Excerpt from a dataset:
"""

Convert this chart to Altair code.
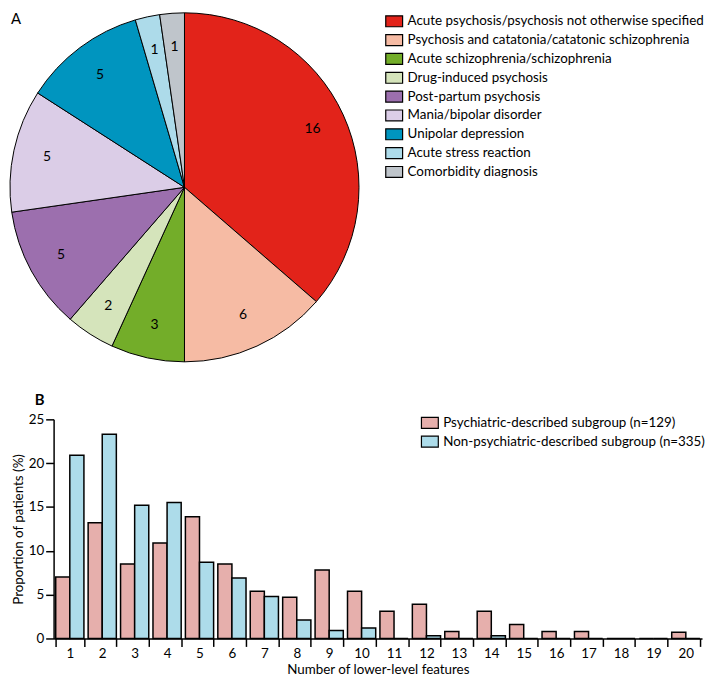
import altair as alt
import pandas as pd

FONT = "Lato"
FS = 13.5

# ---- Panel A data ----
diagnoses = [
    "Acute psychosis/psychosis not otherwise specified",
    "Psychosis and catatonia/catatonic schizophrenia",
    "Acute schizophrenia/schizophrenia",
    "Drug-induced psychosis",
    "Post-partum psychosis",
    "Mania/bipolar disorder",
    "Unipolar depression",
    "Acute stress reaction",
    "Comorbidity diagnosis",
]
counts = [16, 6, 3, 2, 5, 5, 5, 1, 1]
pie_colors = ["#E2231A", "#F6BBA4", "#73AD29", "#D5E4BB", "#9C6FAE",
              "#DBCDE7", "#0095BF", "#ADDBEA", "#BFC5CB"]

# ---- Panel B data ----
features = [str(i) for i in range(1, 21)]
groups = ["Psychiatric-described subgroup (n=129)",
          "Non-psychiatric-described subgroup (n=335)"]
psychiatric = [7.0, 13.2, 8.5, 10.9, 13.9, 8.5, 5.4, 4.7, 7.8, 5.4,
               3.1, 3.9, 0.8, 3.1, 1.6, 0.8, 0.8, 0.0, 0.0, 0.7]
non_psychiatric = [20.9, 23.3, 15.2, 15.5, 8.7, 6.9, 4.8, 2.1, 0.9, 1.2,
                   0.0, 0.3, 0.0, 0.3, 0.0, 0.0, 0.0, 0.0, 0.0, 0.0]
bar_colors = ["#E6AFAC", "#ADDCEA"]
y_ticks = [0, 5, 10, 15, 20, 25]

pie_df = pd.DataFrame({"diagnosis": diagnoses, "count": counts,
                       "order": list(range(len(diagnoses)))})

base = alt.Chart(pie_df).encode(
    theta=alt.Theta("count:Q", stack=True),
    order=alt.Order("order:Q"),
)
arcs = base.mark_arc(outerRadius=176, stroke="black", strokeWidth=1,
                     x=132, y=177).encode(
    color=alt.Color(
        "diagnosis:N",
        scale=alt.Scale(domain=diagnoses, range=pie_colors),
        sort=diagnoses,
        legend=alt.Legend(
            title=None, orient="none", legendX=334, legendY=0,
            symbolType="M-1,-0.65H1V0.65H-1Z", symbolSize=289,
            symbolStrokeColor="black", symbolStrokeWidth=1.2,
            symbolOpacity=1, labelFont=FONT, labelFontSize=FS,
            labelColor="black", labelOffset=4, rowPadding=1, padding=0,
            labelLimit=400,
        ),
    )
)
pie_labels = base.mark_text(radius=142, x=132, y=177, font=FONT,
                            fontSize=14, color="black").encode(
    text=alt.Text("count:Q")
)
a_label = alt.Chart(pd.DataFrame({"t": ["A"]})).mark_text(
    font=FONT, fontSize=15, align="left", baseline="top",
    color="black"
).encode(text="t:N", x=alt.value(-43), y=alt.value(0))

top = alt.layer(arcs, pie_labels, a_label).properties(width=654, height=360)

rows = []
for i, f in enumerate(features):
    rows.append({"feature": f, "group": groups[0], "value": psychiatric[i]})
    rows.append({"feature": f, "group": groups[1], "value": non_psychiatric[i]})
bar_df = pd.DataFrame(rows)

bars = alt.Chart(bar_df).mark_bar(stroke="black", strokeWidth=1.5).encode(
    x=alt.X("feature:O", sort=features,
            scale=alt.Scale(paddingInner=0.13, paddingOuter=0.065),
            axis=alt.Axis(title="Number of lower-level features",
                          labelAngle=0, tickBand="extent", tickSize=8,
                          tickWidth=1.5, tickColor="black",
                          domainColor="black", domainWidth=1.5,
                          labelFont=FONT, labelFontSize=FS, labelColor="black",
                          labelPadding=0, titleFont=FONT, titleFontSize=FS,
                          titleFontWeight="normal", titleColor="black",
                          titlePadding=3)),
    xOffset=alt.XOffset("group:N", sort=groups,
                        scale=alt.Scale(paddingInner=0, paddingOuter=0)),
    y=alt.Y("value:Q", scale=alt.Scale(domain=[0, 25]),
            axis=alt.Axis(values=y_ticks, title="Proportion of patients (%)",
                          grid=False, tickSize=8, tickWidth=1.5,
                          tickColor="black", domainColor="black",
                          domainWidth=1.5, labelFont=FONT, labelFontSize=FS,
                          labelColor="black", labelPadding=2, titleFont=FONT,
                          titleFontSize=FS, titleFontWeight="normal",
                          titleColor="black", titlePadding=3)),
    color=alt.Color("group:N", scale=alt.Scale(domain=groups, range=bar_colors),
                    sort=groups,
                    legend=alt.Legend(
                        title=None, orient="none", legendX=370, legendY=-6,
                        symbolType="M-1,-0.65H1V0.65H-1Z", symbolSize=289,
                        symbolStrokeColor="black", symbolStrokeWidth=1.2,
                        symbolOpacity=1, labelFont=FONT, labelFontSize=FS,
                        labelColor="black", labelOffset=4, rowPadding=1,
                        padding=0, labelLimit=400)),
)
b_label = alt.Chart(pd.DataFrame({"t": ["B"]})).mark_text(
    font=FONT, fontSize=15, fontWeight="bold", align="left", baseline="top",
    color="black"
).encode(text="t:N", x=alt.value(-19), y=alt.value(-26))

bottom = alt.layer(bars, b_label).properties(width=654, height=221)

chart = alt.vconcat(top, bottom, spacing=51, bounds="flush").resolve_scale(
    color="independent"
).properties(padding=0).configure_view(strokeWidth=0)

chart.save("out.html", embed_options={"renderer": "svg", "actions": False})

"""
"""

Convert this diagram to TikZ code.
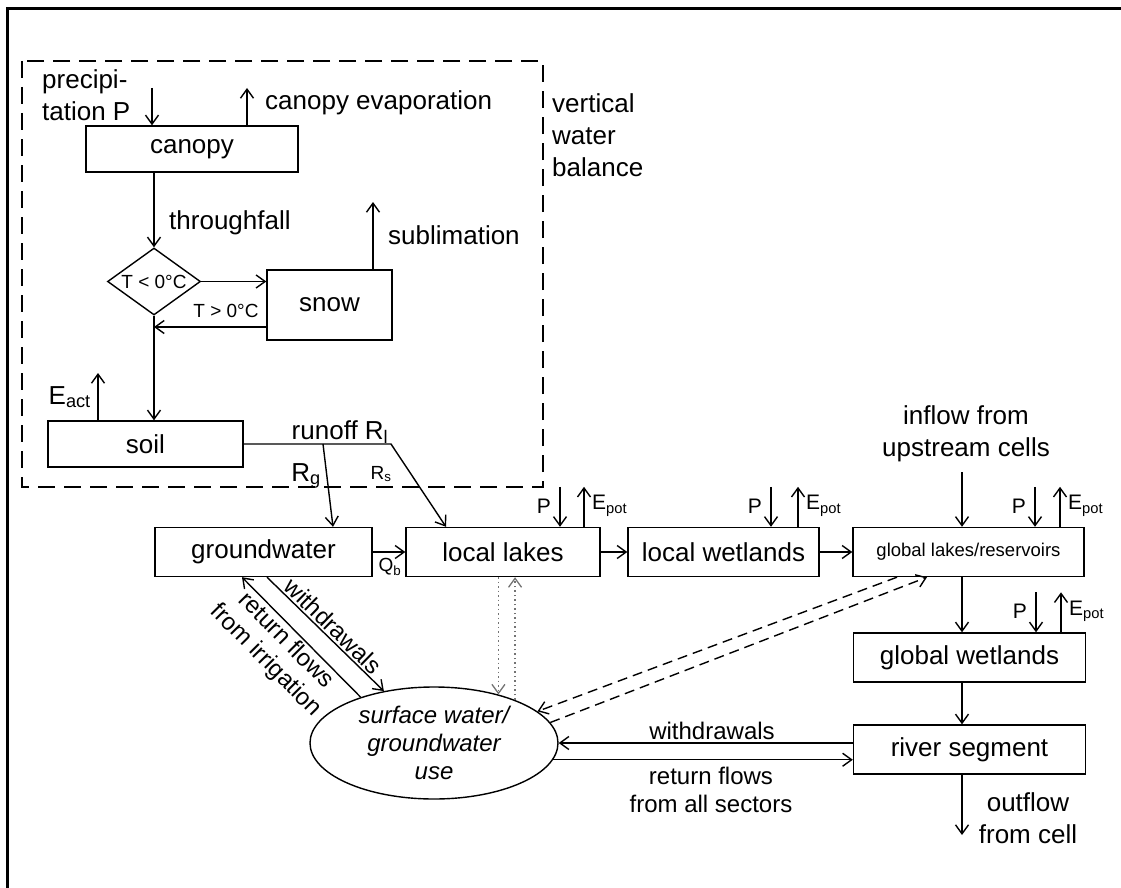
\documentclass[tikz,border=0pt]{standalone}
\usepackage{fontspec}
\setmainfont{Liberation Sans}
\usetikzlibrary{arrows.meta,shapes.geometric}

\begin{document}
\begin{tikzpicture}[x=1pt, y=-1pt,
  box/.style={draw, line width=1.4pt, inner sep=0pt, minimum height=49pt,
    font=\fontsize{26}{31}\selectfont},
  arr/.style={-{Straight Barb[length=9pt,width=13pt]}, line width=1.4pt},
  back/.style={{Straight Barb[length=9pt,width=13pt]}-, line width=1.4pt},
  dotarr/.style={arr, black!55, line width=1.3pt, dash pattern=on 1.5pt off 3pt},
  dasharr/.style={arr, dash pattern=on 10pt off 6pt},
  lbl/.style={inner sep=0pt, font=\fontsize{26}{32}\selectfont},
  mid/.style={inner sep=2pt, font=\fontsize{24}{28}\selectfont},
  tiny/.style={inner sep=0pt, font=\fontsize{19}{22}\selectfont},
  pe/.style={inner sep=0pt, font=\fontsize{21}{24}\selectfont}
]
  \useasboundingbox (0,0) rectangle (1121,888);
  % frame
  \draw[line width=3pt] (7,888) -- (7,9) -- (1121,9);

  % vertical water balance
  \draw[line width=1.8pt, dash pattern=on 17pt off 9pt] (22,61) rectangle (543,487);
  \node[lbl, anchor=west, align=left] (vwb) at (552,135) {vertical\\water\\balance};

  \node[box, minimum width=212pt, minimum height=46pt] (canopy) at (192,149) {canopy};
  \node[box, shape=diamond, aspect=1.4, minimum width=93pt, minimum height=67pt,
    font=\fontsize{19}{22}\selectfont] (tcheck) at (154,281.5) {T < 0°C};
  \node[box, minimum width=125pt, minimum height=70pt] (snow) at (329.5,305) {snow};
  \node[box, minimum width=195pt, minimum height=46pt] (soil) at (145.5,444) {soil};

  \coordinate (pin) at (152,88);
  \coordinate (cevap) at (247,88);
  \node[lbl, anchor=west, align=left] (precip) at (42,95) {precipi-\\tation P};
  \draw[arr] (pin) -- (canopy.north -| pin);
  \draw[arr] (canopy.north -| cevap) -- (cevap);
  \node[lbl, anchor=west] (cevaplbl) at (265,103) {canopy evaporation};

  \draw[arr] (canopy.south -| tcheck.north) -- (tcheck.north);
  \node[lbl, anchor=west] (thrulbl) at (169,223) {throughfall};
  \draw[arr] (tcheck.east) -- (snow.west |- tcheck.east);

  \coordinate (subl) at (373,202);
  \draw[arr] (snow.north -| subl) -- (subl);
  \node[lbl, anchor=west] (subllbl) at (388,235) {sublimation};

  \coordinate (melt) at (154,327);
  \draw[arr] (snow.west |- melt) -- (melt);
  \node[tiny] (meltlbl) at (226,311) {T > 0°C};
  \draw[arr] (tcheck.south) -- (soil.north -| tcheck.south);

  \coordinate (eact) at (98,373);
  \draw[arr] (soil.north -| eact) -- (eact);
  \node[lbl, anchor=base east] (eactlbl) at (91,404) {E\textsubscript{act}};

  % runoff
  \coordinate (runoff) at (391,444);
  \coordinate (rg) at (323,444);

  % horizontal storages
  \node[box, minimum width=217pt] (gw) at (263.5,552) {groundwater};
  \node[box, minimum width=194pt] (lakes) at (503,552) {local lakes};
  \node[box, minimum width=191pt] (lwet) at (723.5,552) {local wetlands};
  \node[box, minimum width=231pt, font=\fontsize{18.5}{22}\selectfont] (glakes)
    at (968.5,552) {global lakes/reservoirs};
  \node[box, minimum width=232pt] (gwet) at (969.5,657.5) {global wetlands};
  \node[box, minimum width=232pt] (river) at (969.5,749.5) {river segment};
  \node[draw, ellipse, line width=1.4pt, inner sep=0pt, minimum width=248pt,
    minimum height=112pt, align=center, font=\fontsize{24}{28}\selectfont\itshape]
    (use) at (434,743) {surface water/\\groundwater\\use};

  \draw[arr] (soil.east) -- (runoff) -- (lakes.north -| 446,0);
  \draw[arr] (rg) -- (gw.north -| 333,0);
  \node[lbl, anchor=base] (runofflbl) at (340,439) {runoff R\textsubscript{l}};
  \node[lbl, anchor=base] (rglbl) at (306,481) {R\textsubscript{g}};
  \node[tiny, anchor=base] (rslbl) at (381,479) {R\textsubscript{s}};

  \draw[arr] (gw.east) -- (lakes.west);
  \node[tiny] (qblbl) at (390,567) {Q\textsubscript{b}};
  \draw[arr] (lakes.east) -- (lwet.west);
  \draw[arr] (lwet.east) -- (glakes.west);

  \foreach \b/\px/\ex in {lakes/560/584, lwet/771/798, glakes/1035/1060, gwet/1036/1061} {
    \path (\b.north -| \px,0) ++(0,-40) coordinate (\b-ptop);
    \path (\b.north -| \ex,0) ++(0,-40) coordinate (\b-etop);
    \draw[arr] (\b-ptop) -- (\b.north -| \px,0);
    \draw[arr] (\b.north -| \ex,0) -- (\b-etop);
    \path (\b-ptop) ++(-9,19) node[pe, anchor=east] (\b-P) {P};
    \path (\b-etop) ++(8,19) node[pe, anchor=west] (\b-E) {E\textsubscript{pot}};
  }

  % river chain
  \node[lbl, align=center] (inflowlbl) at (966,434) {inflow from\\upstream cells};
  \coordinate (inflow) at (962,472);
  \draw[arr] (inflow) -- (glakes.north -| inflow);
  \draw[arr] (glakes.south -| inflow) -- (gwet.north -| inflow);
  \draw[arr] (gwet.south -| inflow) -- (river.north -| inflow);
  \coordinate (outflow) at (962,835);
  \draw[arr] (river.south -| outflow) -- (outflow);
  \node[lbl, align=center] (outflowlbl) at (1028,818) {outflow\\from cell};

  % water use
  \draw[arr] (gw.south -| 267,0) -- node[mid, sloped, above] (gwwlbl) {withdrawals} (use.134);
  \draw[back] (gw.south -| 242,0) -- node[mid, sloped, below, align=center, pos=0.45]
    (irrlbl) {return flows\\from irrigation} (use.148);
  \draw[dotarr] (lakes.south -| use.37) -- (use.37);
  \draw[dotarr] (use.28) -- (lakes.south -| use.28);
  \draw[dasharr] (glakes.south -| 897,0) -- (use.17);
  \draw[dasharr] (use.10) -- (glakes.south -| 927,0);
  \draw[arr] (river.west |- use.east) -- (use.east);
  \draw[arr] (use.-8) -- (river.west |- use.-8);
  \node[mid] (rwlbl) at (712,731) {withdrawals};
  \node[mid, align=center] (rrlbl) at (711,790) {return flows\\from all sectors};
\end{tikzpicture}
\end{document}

"""

WRITTEN EXERCISE: Copy each line above that contains the word "this".

THE REPLY:
Convert this chart to Altair code.
Convert this diagram to TikZ code.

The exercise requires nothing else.